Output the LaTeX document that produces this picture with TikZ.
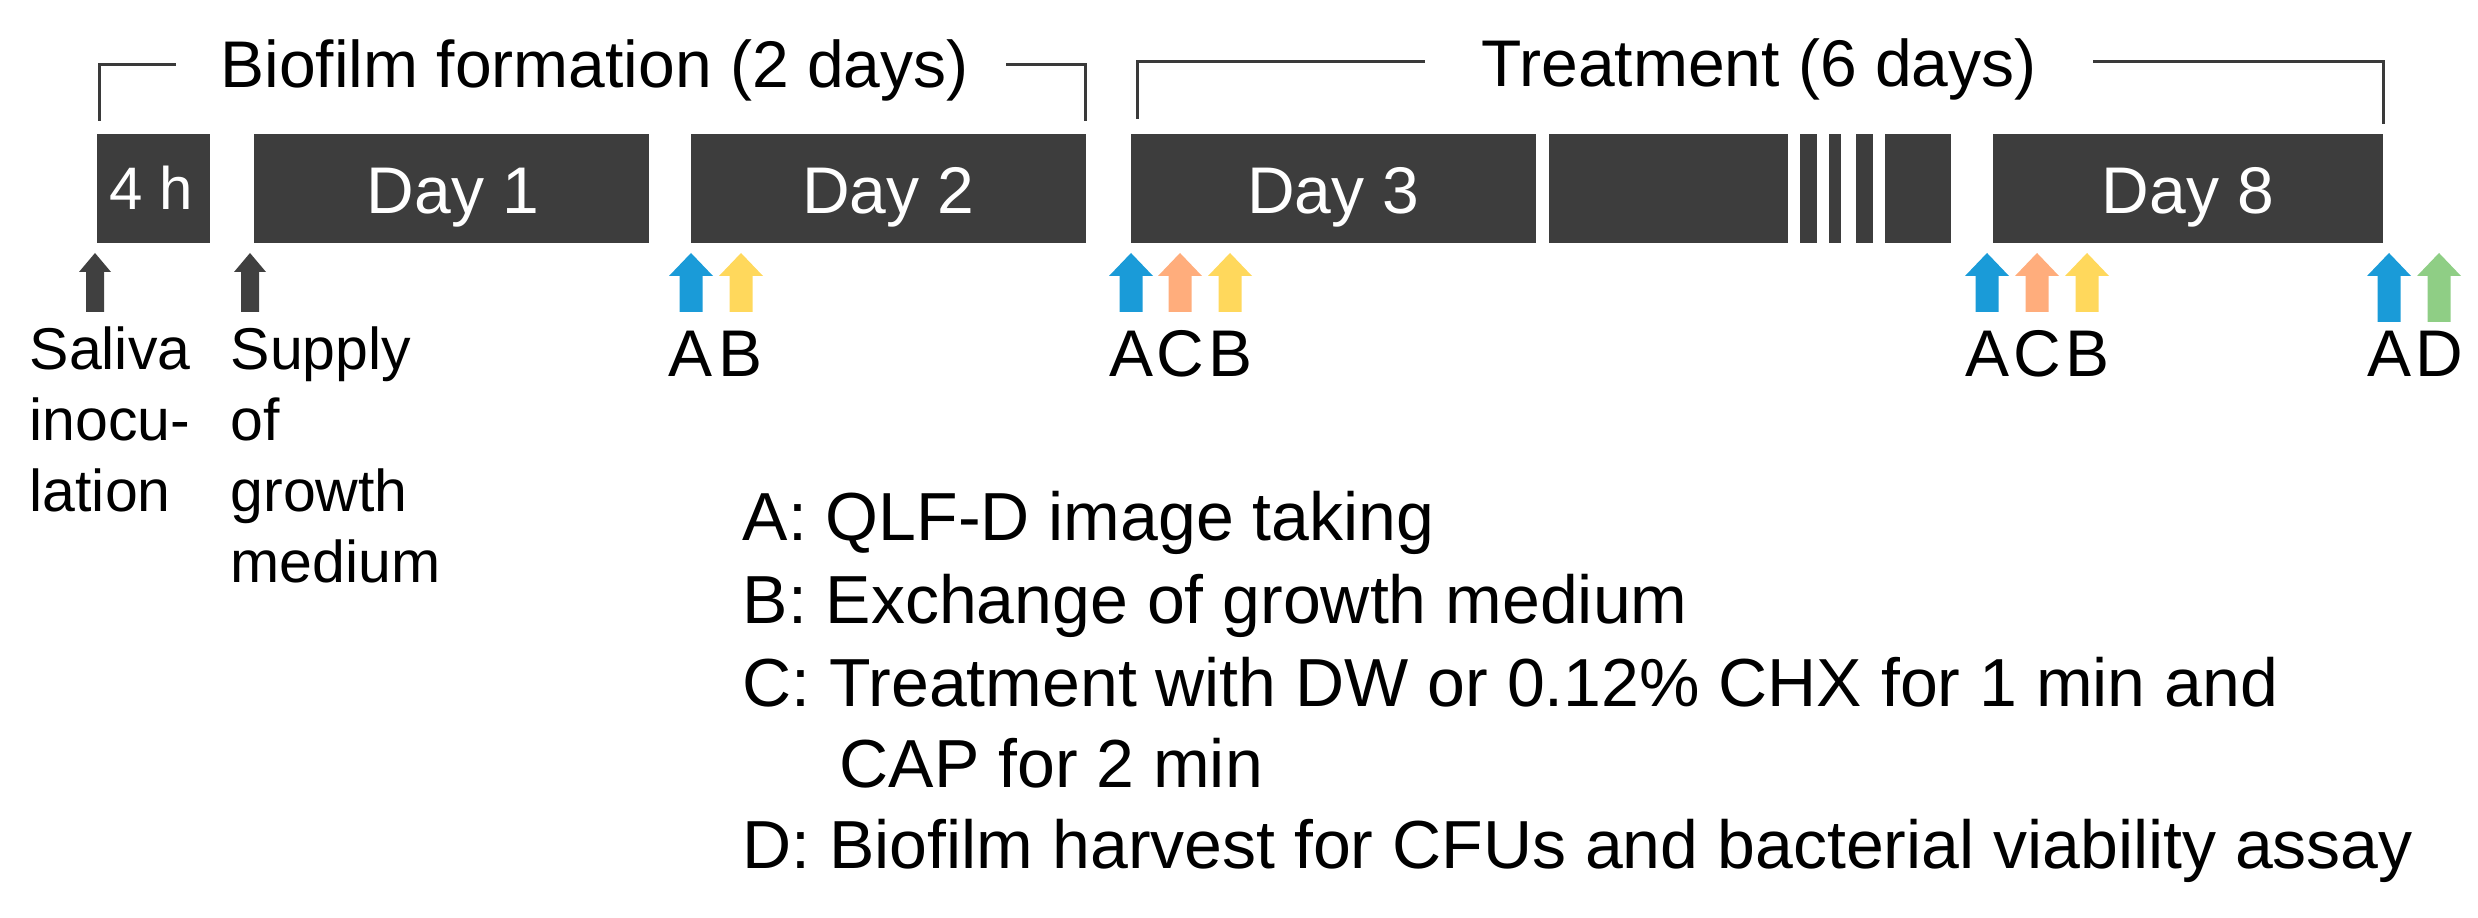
\documentclass[tikz,border=0pt]{standalone}
\usepackage{fontspec}
\setmainfont{Liberation Sans}
\definecolor{boxgray}{HTML}{3D3D3D}
\definecolor{arrgray}{HTML}{404040}
\definecolor{linegray}{HTML}{3A3A3A}
\definecolor{cblue}{HTML}{1A9BD8}
\definecolor{corange}{HTML}{FFAD7C}
\definecolor{cyellow}{HTML}{FFD85C}
\definecolor{cgreen}{HTML}{8FCE85}
\newcommand{\blkarrow}[1]{\fill[arrgray] (#1-9,312) -- (#1-9,272) -- (#1-16,272) -- (#1,253) -- (#1+16,272) -- (#1+9,272) -- (#1+9,312) -- cycle;}
\newcommand{\colarrow}[3]{\fill[#2] (#1-11.5,#3) -- (#1-11.5,276) -- (#1-22,276) -- (#1,253) -- (#1+22,276) -- (#1+11.5,276) -- (#1+11.5,#3) -- cycle;}
\begin{document}
\begin{tikzpicture}[x=0.3pt,y=-0.3pt,
  daybox/.style={fill=boxgray, draw=none, inner sep=0pt, minimum height=32.7pt},
  daylbl/.style={text=white, font=\fontsize{19.8}{24}\selectfont, inner sep=0pt, anchor=base},
  titlelbl/.style={font=\fontsize{19.8}{24}\selectfont, inner sep=0pt, anchor=base},
  evlbl/.style={font=\fontsize{19.8}{24}\selectfont, inner sep=0pt, anchor=base},
  sidelbl/.style={font=\fontsize{17.7}{21}\selectfont, inner sep=0pt, anchor=base west},
  legendlbl/.style={font=\fontsize{20.4}{24}\selectfont, inner sep=0pt, anchor=base west},
  bracket/.style={draw=linegray, line width=0.9pt}]
\useasboundingbox (0,0) rectangle (2478,918);

% brackets
\coordinate (b1a) at (99.5,121);
\coordinate (b1b) at (99.5,65);
\coordinate (b1c) at (176,65);
\coordinate (b1d) at (1006,65);
\coordinate (b1e) at (1085,65);
\coordinate (b1f) at (1085,121);
\draw[bracket] (b1a) -- (b1b) -- (b1c);
\draw[bracket] (b1d) -- (b1e) -- (b1f);
\node[titlelbl] (t1) at (594.5,88) {Biofilm formation (2 days)};
\coordinate (b2a) at (1137,119);
\coordinate (b2b) at (1137,62);
\coordinate (b2c) at (1425,62);
\coordinate (b2d) at (2093,62);
\coordinate (b2e) at (2383,62);
\coordinate (b2f) at (2383,124);
\draw[bracket] (b2a) -- (b2b) -- (b2c);
\draw[bracket] (b2d) -- (b2e) -- (b2f);
\node[titlelbl] (t2) at (1759,87) {Treatment (6 days)};

% boxes
\node[daybox, minimum width=113*0.3pt] (bx4h) at (153.5,188.5) {};
\node[daybox, minimum width=395*0.3pt] (bx1) at (451.5,188.5) {};
\node[daybox, minimum width=395*0.3pt] (bx2) at (888.5,188.5) {};
\node[daybox, minimum width=405*0.3pt] (bx3) at (1333.5,188.5) {};
\node[daybox, minimum width=239*0.3pt] (bxb) at (1668.5,188.5) {};
\node[daybox, minimum width=17*0.3pt] (bxs1) at (1808.5,188.5) {};
\node[daybox, minimum width=12*0.3pt] (bxs2) at (1835,188.5) {};
\node[daybox, minimum width=17*0.3pt] (bxs3) at (1864.5,188.5) {};
\node[daybox, minimum width=66*0.3pt] (bxs4) at (1918,188.5) {};
\node[daybox, minimum width=390*0.3pt] (bx8) at (2188,188.5) {};
\node[daylbl, font=\fontsize{18}{22}\selectfont] (l4h) at (151,210) {4 h};
\node[daylbl] (l1) at (453,214) {Day 1};
\node[daylbl] (l2) at (888.5,214) {Day 2};
\node[daylbl] (l3) at (1333.5,214) {Day 3};
\node[daylbl] (l8) at (2188,214) {Day 8};

% arrows
\blkarrow{95}
\blkarrow{250}
\colarrow{691}{cblue}{312}
\colarrow{741}{cyellow}{312}
\colarrow{1131}{cblue}{312}
\colarrow{1180}{corange}{312}
\colarrow{1230}{cyellow}{312}
\colarrow{1987}{cblue}{312}
\colarrow{2037}{corange}{312}
\colarrow{2087}{cyellow}{312}
\colarrow{2389}{cblue}{322}
\colarrow{2439}{cgreen}{322}

% event letters
\node[evlbl] (e1a) at (691,377) {A};
\node[evlbl] (e1b) at (741,377) {B};
\node[evlbl] (e2a) at (1131,377) {A};
\node[evlbl] (e2c) at (1180,377) {C};
\node[evlbl] (e2b) at (1230,377) {B};
\node[evlbl] (e3a) at (1987,377) {A};
\node[evlbl] (e3c) at (2037,377) {C};
\node[evlbl] (e3b) at (2087,377) {B};
\node[evlbl] (e4a) at (2389,377) {A};
\node[evlbl] (e4d) at (2439,377) {D};

% side labels
\node[sidelbl] (s1) at (29,370) {Saliva};
\node[sidelbl] (s2) at (29,441) {inocu-};
\node[sidelbl] (s3) at (29,512) {lation};
\node[sidelbl] (p1) at (230,370) {Supply};
\node[sidelbl] (p2) at (230,441) {of};
\node[sidelbl] (p3) at (230,512) {growth};
\node[sidelbl] (p4) at (230,583) {medium};

% legend
\node[legendlbl] (ga) at (742,541) {A: QLF-D image taking};
\node[legendlbl] (gb) at (742,624) {B: Exchange of growth medium};
\node[legendlbl] (gc) at (742,707) {C: Treatment with DW or 0.12\% CHX for 1 min and};
\node[legendlbl] (gc2) at (839,788) {CAP for 2 min};
\node[legendlbl] (gd) at (742,869) {D: Biofilm harvest for CFUs and bacterial viability assay};
\end{tikzpicture}
\end{document}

------------------------------

Copy all lines from the material that hold "with".

Output the LaTeX document that produces this picture with TikZ.
\node[legendlbl] (gc) at (742,707) {C: Treatment with DW or 0.12\% CHX for 1 min and};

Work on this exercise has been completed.